White nodes, which are resources without IRI, represent something but it is no interesting to know its characteristics.

Thus, RDF provides a scheme to describe vocabularies through classes, properties, types, domains and ranges. Indeed, the purpose of this technology is to construct a semantic graph of knowledge on Web, "the main and differentiator value of the capacity of the Semantic Web is the ability to connect stuff" (González, 2014). The advantage of RDF versus other technologies lies in this point.

In summary, these three technologies are relevant to add a semantic structure to resources represented in HTML (Pastore, 2012). This will allow both machines and humans understand that a Website not only shows text if not also a resource that has characteristics, that can be related with other resources, as in the real world. In this point, it would be irrelevant to suggest a specific technology, taking into account that, although these pursue the same thing, have their own architectures, advantages and disadvantages; but it can be recommended avoiding to fall into technical discussions and use the one which fits better to the needs of the organization.

Finally, it is important that these technologies serve to layout content; however, it becomes necessary to speak the same language that is, use the same terms, so that is recommended to use a standard vocabulary as does (García, 2013).

4. Metadata in scientific journals

One of the areas where metadata have a huge importance is in scientific journals, since its correct use in published articles, helps to spread the knowledge in a more accurate way.

It is for this that metadata are a key factor in the record and distribution of the scientific information, since with its good use, scientists can publish and share data, allowing that results from experiments and studies can be examined, searched and cited, thus encouraging the reuse of data among scientific disciplines (Matthews et al, 2010).

Nonetheless, the upgrade of the scientific journals has been slow. The articles still being shared printed or through PDF files (Portable Document Format) and its transition to HTML Websites has not been completed yet, which impedes the correct indexation of the articles by the web searchers since no use is made of metadata technologies and neither exists a standard about this.

However, the elements in metadata standards for scientific data transmit the essential information about the creator, the contexts, temporal and geospatial parameters, and the details of the process quality (Qin & Li, 2013). The purpose is that the entities form an interrelated network of nodes, which allows an optimal management of the resources.

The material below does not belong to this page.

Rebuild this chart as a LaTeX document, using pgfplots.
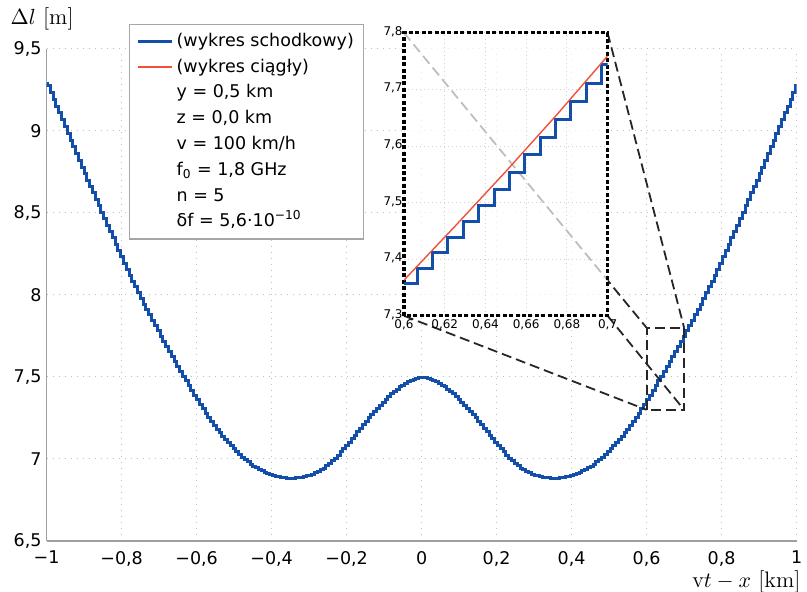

However, the representation of the characteristics of all these entities and its relations as metadata turns out to be a daunting task due to the huge amount of elements in metadata standards on science domains and the complex linguistic and syntactic forms used.

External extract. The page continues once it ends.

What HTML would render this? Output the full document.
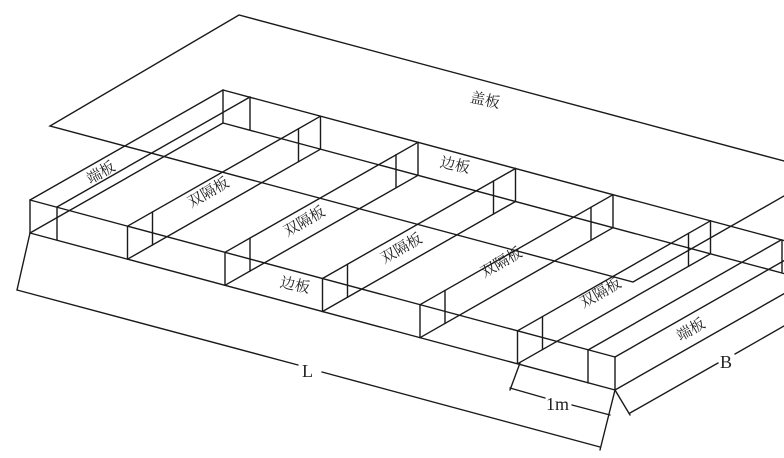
<!DOCTYPE html>
<html><head><meta charset="utf-8"><style>
html,body{margin:0;padding:0;background:#fff;}
svg{display:block;}
text{font-family:"Liberation Serif","Noto Serif CJK SC","Noto Sans CJK SC",serif;fill:#222;}
</style></head><body>
<svg width="784" height="458" viewBox="0 0 784 458" xmlns="http://www.w3.org/2000/svg">
<g stroke="#1a1a1a" stroke-width="1.4" fill="none" stroke-linecap="round">
<polyline points="784,161 239,15 50,126 633,282 784,196"/>
<line x1="30" y1="200" x2="615" y2="357"/>
<line x1="30" y1="233" x2="615" y2="390"/>
<line x1="223" y1="90" x2="808" y2="247"/>
<line x1="223" y1="123" x2="808" y2="280"/>
<line x1="30" y1="200" x2="223" y2="90"/><line x1="30" y1="233" x2="223" y2="123"/>
<line x1="57" y1="207" x2="250" y2="97"/>
<line x1="127.5" y1="226.2" x2="320.5" y2="116.2"/><line x1="127.5" y1="259.2" x2="320.5" y2="149.2"/>
<line x1="225" y1="252.3" x2="418" y2="142.3"/><line x1="225" y1="285.3" x2="418" y2="175.3"/>
<line x1="322.5" y1="278.5" x2="515.5" y2="168.5"/><line x1="322.5" y1="311.5" x2="515.5" y2="201.5"/>
<line x1="420" y1="304.7" x2="613" y2="194.7"/><line x1="420" y1="337.7" x2="613" y2="227.7"/>
<line x1="517.5" y1="330.8" x2="710.5" y2="220.8"/><line x1="517.5" y1="363.8" x2="710.5" y2="253.8"/>
<line x1="615" y1="357" x2="808" y2="247"/><line x1="615" y1="390" x2="808" y2="280"/>
<line x1="588" y1="350" x2="781" y2="240"/>
<line x1="30" y1="200" x2="30" y2="233"/><line x1="57" y1="207" x2="57" y2="240"/>
<line x1="223" y1="90" x2="223" y2="123"/><line x1="250" y1="97" x2="250" y2="130"/>
<line x1="588" y1="350" x2="588" y2="383"/><line x1="615" y1="357" x2="615" y2="390"/>
<line x1="782" y1="240" x2="782" y2="272"/>
<line x1="127.5" y1="226.2" x2="127.5" y2="259.2"/><line x1="152.5" y1="212" x2="152.5" y2="245"/>
<line x1="320.5" y1="116.2" x2="320.5" y2="149.2"/><line x1="298.5" y1="128.7" x2="298.5" y2="161.7"/>
<line x1="225" y1="252.3" x2="225" y2="285.3"/><line x1="250" y1="238.1" x2="250" y2="271.1"/>
<line x1="418" y1="142.3" x2="418" y2="175.3"/><line x1="396" y1="154.8" x2="396" y2="187.8"/>
<line x1="322.5" y1="278.5" x2="322.5" y2="311.5"/><line x1="347.5" y1="264.3" x2="347.5" y2="297.3"/>
<line x1="515.5" y1="168.5" x2="515.5" y2="201.5"/><line x1="493.5" y1="181" x2="493.5" y2="214"/>
<line x1="420" y1="304.7" x2="420" y2="337.7"/><line x1="445" y1="290.5" x2="445" y2="323.5"/>
<line x1="613" y1="194.7" x2="613" y2="227.7"/><line x1="591" y1="207.2" x2="591" y2="240.2"/>
<line x1="517.5" y1="330.8" x2="517.5" y2="363.8"/><line x1="542.5" y1="316.6" x2="542.5" y2="349.6"/>
<line x1="710.5" y1="220.8" x2="710.5" y2="253.8"/><line x1="688.5" y1="233.3" x2="688.5" y2="266.3"/>
<line x1="30" y1="233" x2="17" y2="290"/>
<polyline points="17,290 298,365"/><polyline points="322,372 600,447"/>
<line x1="615" y1="390" x2="600" y2="450"/>
<line x1="520" y1="363" x2="510" y2="390"/>
<line x1="510" y1="388" x2="545" y2="398"/><line x1="572" y1="405" x2="610" y2="415"/>
<line x1="615" y1="390" x2="630" y2="415"/>
<line x1="630" y1="413" x2="718" y2="363"/><line x1="735" y1="354" x2="784" y2="326"/>
</g>
<g font-size="15">
<text x="470" y="104" transform="rotate(12 480 100)">盖板</text>
<text x="86" y="178" transform="rotate(-30 100 173)">端板</text>
<text x="186" y="198" transform="rotate(-30 207 193)">双隔板</text>
<text x="282" y="227" transform="rotate(-30 303 222)">双隔板</text>
<text x="379" y="254" transform="rotate(-30 400 249)">双隔板</text>
<text x="479" y="268" transform="rotate(-30 500 263)">双隔板</text>
<text x="578" y="298" transform="rotate(-30 600 293)">双隔板</text>
<text x="676" y="335" transform="rotate(-30 690 330)">端板</text>
<text x="440" y="170" transform="rotate(12 455 165)">边板</text>
<text x="280" y="290" transform="rotate(12 295 285)">边板</text>
</g>
<g font-size="18">
<text x="302" y="377">L</text>
<text x="546" y="410">1m</text>
<text x="720" y="368">B</text>
</g>
</svg>
</body></html>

An example of the aforementioned challenges is this article that was presented in two different websites (Figure 1 and 2).

As can be appreciated, with the same resource there are important changes in the manner in which the information is presented, even in those metadata in which are taken into account, so it becomes necessary unify the basic information of a scientific article in order to design a model supported in some of the aforementioned technologies.

For this, "Scimagojr" was consulted, one of the most important journal indices which "classifies the specialized journals on the basis of citation weighting systems" (González-Pereira et al, 2010), and the top six worldwide journals and the first four journals in Colombia were taken as a sample to make comparison of its metadata, obtaining as a result the Table 1.

It must be clarified that it was verified that metadata were accessible for both people and machines, that is, that had a clear query format. Three outstanding aspects were found in metadata management:

RIS technologies are used (George, 2006), which is a format for bibliographic data on web, composed by two uppercase letters that act as key and a space and a dash followed by a data that acts as value. For example, "JO- UPTC Engineering Journal", where "JO" refers to the journal name metadata and is followed by the value of the journal example. Even though this format is very useful for bibliographic managers and it is understandable for humans, it is not so transparent and it has several shortcomings.

Importantly as the most of the search sites of scientific articles allow exporting its metadata in a CVS (Concurrent Versions System) file, as mentioned in Antwerp & Madey, 2010. Sorrowfully, the mentioned options do not contribute to Semantic Web.

The only effort for a semantic indexation is the use of the Dublin Core vocabulary (DC initiative, 2012), composed by fifteen labels used for describing resources.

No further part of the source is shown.